= Task requirements =
Your task is to copy each line that has the word "this".

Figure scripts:
+===+

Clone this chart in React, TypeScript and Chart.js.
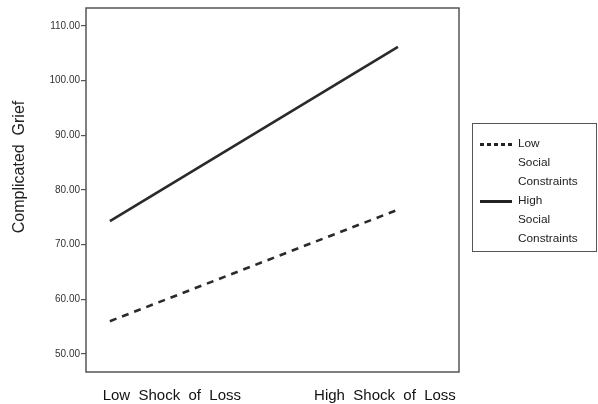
import React, { useEffect, useRef } from "react";
import { Chart, registerables } from "chart.js";

Chart.register(...registerables);

const categories = ["Low  Shock  of  Loss", "High  Shock  of  Loss"];
const categoryPositions = [0, 1];
const labelPositions = [0.215, 0.955];
const lowConstraints = [56.0, 76.4];
const highConstraints = [74.3, 106.2];
const seriesNames = [["Low", "Social", "Constraints"], ["High", "Social", "Constraints"]];
const yTicks = [50, 60, 70, 80, 90, 100, 110];

const FONT = "'Liberation Sans', Arial, sans-serif";

export default function App() {
  const ref = useRef<HTMLCanvasElement | null>(null);
  useEffect(() => {
    document.body.style.margin = "0";
    const ctx = ref.current!;
    const frame = {
      id: "frame",
      afterDraw(chart: any) {
        const { ctx, chartArea: a } = chart;
        ctx.save();
        ctx.strokeStyle = "#555";
        ctx.lineWidth = 1.5;
        ctx.strokeRect(a.left, a.top, a.right - a.left, a.bottom - a.top);
        ctx.fillStyle = "#222";
        ctx.font = `16px ${FONT}`;
        ctx.translate(20, 167);
        ctx.rotate(-Math.PI / 2);
        ctx.textAlign = "center";
        ctx.textBaseline = "middle";
        ctx.fillText("Complicated  Grief", 0, 0);
        ctx.restore();
      },
    };
    const chart = new Chart(ctx, {
      type: "line",
      data: {
        datasets: [
          {
            label: seriesNames[0].join(" "),
            data: categoryPositions.map((x, i) => ({ x, y: lowConstraints[i] })),
            borderColor: "#2a2a2a",
            borderWidth: 2.6,
            borderDash: [7, 6],
            pointRadius: 0,
            borderCapStyle: "butt",
          },
          {
            label: seriesNames[1].join(" "),
            data: categoryPositions.map((x, i) => ({ x, y: highConstraints[i] })),
            borderColor: "#2a2a2a",
            borderWidth: 2.6,
            pointRadius: 0,
          },
        ],
      },
      options: {
        animation: false,
        responsive: false,
        layout: { padding: { top: 8, right: 139, left: 0, bottom: 0 } },
        plugins: { legend: { display: false }, tooltip: { enabled: false } },
        scales: {
          x: {
            type: "linear",
            min: -0.083,
            max: 1.212,
            border: { display: false },
            grid: { display: false },
            afterBuildTicks: (scale: any) => {
              scale.ticks = labelPositions.map((v) => ({ value: v }));
            },
            afterFit: (scale: any) => {
              scale.height = 32;
            },
            ticks: {
              autoSkip: false,
              maxRotation: 0,
              padding: 7,
              color: "#111",
              font: { family: FONT, size: 15 },
              callback: (v: any) => {
                const i = labelPositions.indexOf(Number(v));
                return i >= 0 ? categories[i] : "";
              },
            },
          },
          y: {
            min: 46.7,
            max: 113.3,
            border: { display: false },
            grid: { drawOnChartArea: false, tickLength: 5, color: "#555", lineWidth: 1.2 },
            afterBuildTicks: (scale: any) => {
              scale.ticks = yTicks.map((v) => ({ value: v }));
            },
            afterFit: (scale: any) => {
              scale.width = 86;
            },
            ticks: {
              padding: 1,
              color: "#333",
              font: { family: FONT, size: 10 },
              callback: (v: any) => Number(v).toFixed(2),
            },
          },
        },
      },
      plugins: [frame],
    } as any);
    return () => chart.destroy();
  }, []);

  const legendLine = (dashed: boolean) => (
    <div
      style={{
        position: "absolute",
        left: 7,
        top: 9,
        width: 32,
        height: 2.5,
        background: dashed
          ? "repeating-linear-gradient(to right, #222 0px, #222 4px, transparent 4px, transparent 7px)"
          : "#222",
      }}
    />
  );

  return (
    <div style={{ position: "fixed", left: 0, top: 0, width: 598, height: 404, background: "#fff" }}>
      <canvas ref={ref} width={598} height={404} style={{ display: "block" }} />
      <div
        style={{
          position: "absolute",
          left: 472,
          top: 123,
          width: 125,
          height: 129,
          border: "1px solid #555",
          boxSizing: "border-box",
          fontFamily: FONT,
          fontSize: 11.8,
          color: "#222",
        }}
      >
        {seriesNames.map((lines, si) => (
          <div key={si} style={{ position: "absolute", left: 0, top: 10 + si * 57, width: 120, height: 57 }}>
            {legendLine(si === 0)}
            {lines.map((t, li) => (
              <div key={li} style={{ position: "absolute", left: 45, top: li * 19, lineHeight: "19px" }}>
                {t}
              </div>
            ))}
          </div>
        ))}
      </div>
    </div>
  );
}
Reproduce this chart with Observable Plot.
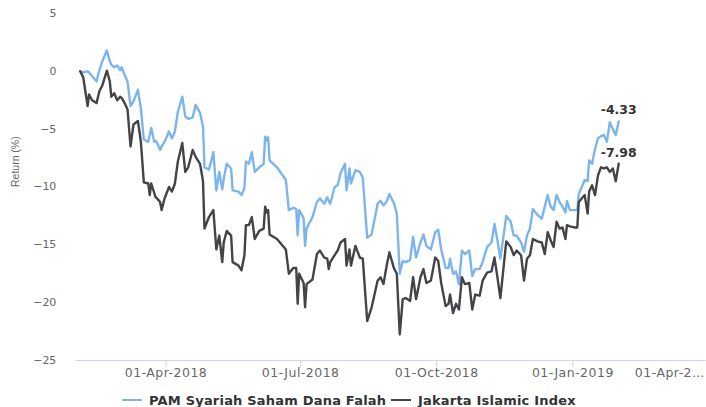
<!DOCTYPE html>
<html><head><meta charset="utf-8">
<script src="https://cdn.jsdelivr.net/npm/d3@7"></script>
<script src="https://cdn.jsdelivr.net/npm/@observablehq/plot@0.6"></script>
<style>
html,body{margin:0;padding:0;background:#fff;overflow:hidden;}
#wrap{width:706px;height:407px;overflow:hidden;position:relative;font-family:"DejaVu Sans",sans-serif;}
#chart svg{display:block;}
#legend{position:absolute;top:385px;left:0;width:706px;height:30px;font:bold 13px "DejaVu Sans",sans-serif;color:#333;letter-spacing:0.2px;}
.item{position:absolute;top:0;height:30px;display:flex;align-items:center;white-space:nowrap;}
.sw{display:inline-block;width:20px;height:2px;margin-right:7px;}
</style></head>
<body><div id="wrap"><div id="chart"></div><div id="legend"></div></div>
<script>
const dates = [
"2018-02-02","2018-02-04","2018-02-07","2018-02-08","2018-02-10","2018-02-13","2018-02-15","2018-02-17","2018-02-20","2018-02-22",
"2018-02-23","2018-02-25","2018-02-27","2018-03-01","2018-03-02","2018-03-04","2018-03-06","2018-03-08","2018-03-10","2018-03-13",
"2018-03-15","2018-03-17","2018-03-20","2018-03-21","2018-03-22","2018-03-24","2018-03-25","2018-03-26","2018-03-28","2018-03-29",
"2018-03-31","2018-04-03","2018-04-05","2018-04-07","2018-04-09","2018-04-12","2018-04-14","2018-04-16","2018-04-19","2018-04-21",
"2018-04-24","2018-04-26","2018-04-27","2018-04-30","2018-05-03","2018-05-05","2018-05-07","2018-05-09","2018-05-10","2018-05-12",
"2018-05-15","2018-05-16","2018-05-20","2018-05-22","2018-05-24","2018-05-25","2018-05-27","2018-05-29","2018-05-31","2018-06-03",
"2018-06-06","2018-06-07","2018-06-08","2018-06-09","2018-06-10","2018-06-15","2018-06-21","2018-06-23","2018-06-26","2018-06-28",
"2018-06-29","2018-06-30","2018-07-03","2018-07-04","2018-07-05","2018-07-09","2018-07-12","2018-07-14","2018-07-17","2018-07-19",
"2018-07-20","2018-07-21","2018-07-24","2018-07-26","2018-07-28","2018-07-31","2018-08-01","2018-08-03","2018-08-04","2018-08-07",
"2018-08-10","2018-08-12","2018-08-15","2018-08-18","2018-08-22","2018-08-24","2018-08-26","2018-08-28","2018-08-30","2018-09-02",
"2018-09-04","2018-09-06","2018-09-08","2018-09-10","2018-09-13","2018-09-15","2018-09-17","2018-09-20","2018-09-22","2018-09-24",
"2018-09-27","2018-09-30","2018-10-02","2018-10-04","2018-10-07","2018-10-09","2018-10-10","2018-10-12","2018-10-14","2018-10-16",
"2018-10-18","2018-10-20","2018-10-23","2018-10-25","2018-10-27","2018-10-30","2018-11-01","2018-11-04","2018-11-07","2018-11-09",
"2018-11-11","2018-11-13","2018-11-17","2018-11-20","2018-11-22","2018-11-24","2018-11-27","2018-11-29","2018-12-01","2018-12-03",
"2018-12-05","2018-12-08","2018-12-11","2018-12-13","2018-12-15","2018-12-17","2018-12-19","2018-12-21","2018-12-23","2018-12-25",
"2018-12-27","2018-12-28","2018-12-30","2019-01-02","2019-01-04","2019-01-05","2019-01-07","2019-01-09","2019-01-11","2019-01-12",
"2019-01-14","2019-01-16","2019-01-18","2019-01-20","2019-01-22","2019-01-24","2019-01-26","2019-01-28","2019-01-30","2019-02-01"
];
const fundReturn = [
0,-0.1,0.0,-0.1,-0.4,-0.87,0.1,0.9,1.8,0.87,
0.58,0.35,0.5,0.1,0.35,-0.3,-0.9,-3.0,-2.6,-1.6,
-3.2,-5.9,-6.1,-5.5,-4.9,-6.1,-6.0,-6.2,-6.8,-6.5,
-6.1,-5.2,-5.8,-5.2,-3.5,-2.2,-3.9,-4.1,-4.0,-2.9,
-3.6,-4.8,-8.3,-8.5,-7.0,-10.3,-8.7,-10.2,-9.3,-8.0,
-8.4,-10.3,-10.4,-10.7,-10.1,-7.8,-8.0,-7.0,-8.7,-8.3,
-8.0,-5.65,-6.0,-5.7,-7.7,-8.3,-9.4,-12.0,-11.8,-11.9,
-14.2,-12.0,-12.7,-15.1,-13.6,-12.6,-11.3,-11.0,-11.45,-10.9,
-11.2,-11.45,-10.0,-9.85,-8.8,-8.0,-10.3,-8.4,-9.7,-8.55,
-8.7,-9.2,-14.4,-14.1,-11.45,-11.2,-11.6,-11.3,-10.6,-11.4,
-12.3,-17.5,-16.4,-16.5,-16.3,-14.3,-16.1,-14.8,-14.1,-15.1,
-15.4,-13.9,-13.7,-15.4,-17.0,-17.0,-16.2,-17.5,-17.3,-18.4,
-15.5,-15.8,-15.5,-17.7,-17.1,-17.1,-16.5,-15.2,-14.8,-13.2,
-14.6,-16.2,-12.5,-13.0,-14.2,-14.2,-14.8,-15.6,-14.2,-13.6,
-11.9,-12.4,-12.75,-11.7,-10.7,-11.7,-12.0,-10.7,-11.3,-11.7,
-12.2,-11.2,-12.0,-12.0,-12.0,-10.6,-10.0,-9.4,-9.5,-7.7,
-8.0,-6.7,-5.8,-5.6,-5.5,-6.1,-4.4,-5.0,-5.5,-4.33
];
const indexReturn = [
0,-0.5,-3.0,-2.0,-2.5,-2.75,-1.7,-1.2,0.06,-0.87,
-2.2,-1.9,-2.5,-2.2,-2.3,-2.75,-3.3,-6.5,-4.6,-4.3,
-6.1,-9.6,-9.7,-10.7,-9.7,-10.5,-10.9,-11.0,-11.3,-12.0,
-11.0,-10.0,-10.4,-9.7,-7.8,-6.2,-8.7,-8.3,-6.8,-7.4,
-8.0,-9.5,-13.6,-12.6,-12.0,-15.4,-14.2,-16.5,-14.8,-13.8,
-14.2,-16.5,-16.8,-17.2,-15.9,-13.3,-13.3,-12.6,-14.5,-13.8,
-13.6,-11.7,-12.2,-12.0,-14.1,-14.5,-15.4,-17.5,-17.0,-17.0,
-20.1,-17.5,-18.3,-20.4,-18.4,-18.0,-15.8,-15.5,-16.1,-16.2,
-17.1,-16.5,-15.9,-15.5,-14.8,-14.5,-16.8,-15.4,-16.8,-15.1,
-16.1,-16.2,-21.6,-20.4,-18.1,-17.8,-18.4,-16.9,-15.65,-17.0,
-17.5,-22.75,-19.7,-19.6,-19.85,-17.8,-19.7,-17.8,-17.1,-18.3,
-18.1,-16.1,-16.4,-18.3,-20.3,-20.1,-19.3,-20.9,-20.1,-20.6,
-17.8,-18.4,-18.3,-20.6,-19.3,-19.4,-18.1,-17.4,-17.3,-16.1,
-17.8,-19.6,-14.7,-15.2,-15.9,-15.5,-15.9,-18.1,-16.2,-15.9,
-14.5,-14.7,-14.8,-15.8,-13.9,-14.6,-15.2,-13.0,-13.6,-13.5,
-14.5,-13.3,-13.4,-13.5,-13.5,-11.3,-11.0,-10.7,-12.3,-10.4,
-9.85,-10.7,-9.0,-8.3,-8.4,-8.3,-8.7,-8.4,-9.5,-7.98
];
const seriesNames = ["PAM Syariah Saham Dana Falah", "Jakarta Islamic Index"];
const seriesColors = ["#7cb5ec", "#434348"];
const endLabels = ["-4.33", "-7.98"];
const yTicks = [5, 0, -5, -10, -15, -20, -25];
const yLabel = "Return (%)";
const xTickDates = ["2018-04-01", "2018-07-01", "2018-10-01", "2019-01-01"];
const xTickLabels = ["01-Apr-2018", "01-Jul-2018", "01-Oct-2018", "01-Jan-2019"];
const edgeTickDates = ["2019-04-01"];
const edgeTickLabels = ["01-Apr-2\u2026"];
const xDomain = ["2018-01-30T08:10Z", "2019-04-01T08:05Z"];

const allSeries = [fundReturn, indexReturn];
const rows = [];
allSeries.forEach((vals, s) => {
  vals.forEach((v, i) => rows.push({date: new Date(dates[i]), value: v, series: seriesNames[s]}));
});
const endRows = allSeries.map((vals, s) => ({
  date: new Date(dates[dates.length - 1]), value: vals[vals.length - 1], label: endLabels[s]
}));
const minus = d => String(d).replace("-", "\u2212");

const chart = Plot.plot({
  width: 708, height: 385,
  marginLeft: 76, marginRight: 0, marginTop: 13, marginBottom: 24,
  style: {fontFamily: '"DejaVu Sans", sans-serif', background: "#fff", color: "#666"},
  x: {type: "utc", domain: xDomain.map(d => new Date(d))},
  y: {domain: [-25, 5]},
  color: {domain: seriesNames, range: seriesColors},
  marks: [
    Plot.ruleY([-25], {stroke: "#ccd6eb", strokeWidth: 1}),
    Plot.axisX({ticks: xTickDates.map(d => new Date(d)),
      tickFormat: d => xTickLabels[xTickDates.findIndex(t => +new Date(t) === +d)],
      tickSize: 7, tickPadding: 1, stroke: "#ccd6eb", fill: "#666", fontSize: 12.5, label: null}),
    Plot.axisX({ticks: edgeTickDates.map(d => new Date(d)),
      tickFormat: d => edgeTickLabels[edgeTickDates.findIndex(t => +new Date(t) === +d)],
      tickSize: 0, tickPadding: 8, textAnchor: "end", dx: -1, fill: "#666", fontSize: 12.5, label: null}),
    Plot.axisY({ticks: yTicks, tickSize: 0, tickPadding: 20, fontSize: 11, fill: "#666",
      tickFormat: minus, label: null}),
    Plot.text([yLabel], {frameAnchor: "left", text: d => d, rotate: -90, dx: -61,
      fill: "#666", fontSize: 10.5, fontFamily: "Liberation Sans"}),
    Plot.lineY(rows, {x: "date", y: "value", stroke: "series", z: "series", strokeWidth: 2.4}),
    Plot.text(endRows, {x: "date", y: "value", text: "label", dy: -11, fontWeight: "bold",
      fontSize: 12.5, fill: "#333", stroke: "white", strokeWidth: 2, ariaLabel: "endlabel"})
  ]
});
d3.select(chart).selectAll('g[aria-label="x-axis tick label"] text').style("letter-spacing", "0.5px");
d3.select(chart).selectAll('g[aria-label="endlabel"] text').style("letter-spacing", "0.8px");
document.getElementById("chart").appendChild(chart);

const legend = document.getElementById("legend");
const legendLefts = [122, 391];
seriesNames.forEach((name, i) => {
  const item = document.createElement("div");
  item.className = "item";
  item.style.left = legendLefts[i] + "px";
  const sw = document.createElement("span");
  sw.className = "sw";
  sw.style.background = seriesColors[i];
  const label = document.createElement("span");
  label.textContent = name;
  item.appendChild(sw); item.appendChild(label);
  legend.appendChild(item);
});
</script>
</body></html>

+===+

= Result of the task =
Clone this chart in React, TypeScript and Chart.js.
Reproduce this chart with Observable Plot.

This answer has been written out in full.